The protests aim to amplify demands for climate action on Earth Day, when people worldwide celebrate and mobilise in support of protecting the environment. They come three weeks after a U.N. climate scientist report warned there is little time left for reining in greenhouse gas emissions sufficiently to prevent the worst impacts of climate change.


Since Moscow's Feb. 24 invasion of Ukraine, the EU has spent more than 38 billion euros ($41.2 billion) on Russian fossil fuel imports.


The EU's 27 countries have agreed to ban Russian coal imports from August, as part of sweeping sanctions also targeting Russian banks and business tycoons.


Countries including Italy and Germany have said they can wean themselves off Russian gas within a few years, and some European companies are already shunning Russian oil voluntarily to avoid reputational damage or possible legal troubles.


But the EU states are split over whether to impose an immediate and full embargo on Russian fuels, which Germany and Hungary say would hammer their economies. The EU gets 40% of its gas from Russia.


German chancellor Olaf Scholz on Friday said a gas embargo would not end the war.

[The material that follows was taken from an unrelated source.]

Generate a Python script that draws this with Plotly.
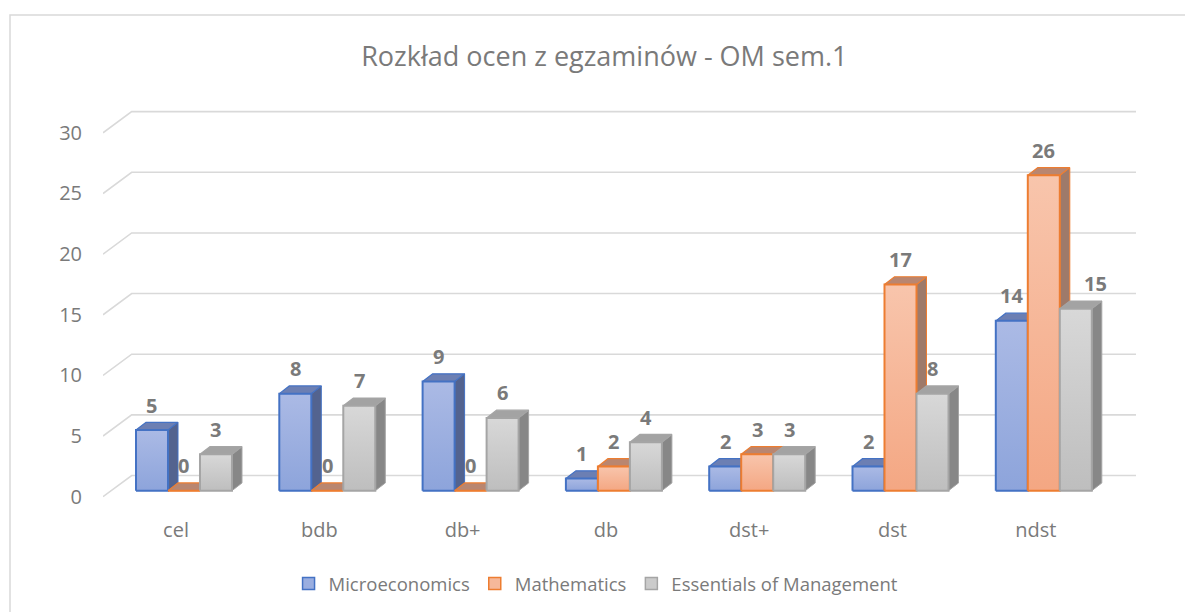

"If (Russian President Vladimir) Putin were open to economic arguments, he would never have begun this crazy war," he told Der Spiegel.


Warsaw-based climate activist Dominika Lasota, 20, said youth movement Fridays for Future would be changing its approach by holding smaller actions targeting specific governments opposed to fossil fuel sanctions, rather than organising the massive street protests that drew hundreds of thousands in past years and helped draw international attention to climate change.


"It's wartime. We have to brace for a longer marathon," Lasota said. "The war will not stop with the last bomb that will fall..., it will end once we end the [fossil fuel] industry and the system behind it."


Ukrainian NGOs also sent a letter on Friday to Germany's parliament demanding the country stop buying Russian oil and gas.


"Germany is one of its main consumers and thus is the main sponsor of war in Ukraine," said the letter. "You only need some political will and humaneness to impose a full embargo on Russian oil and gas."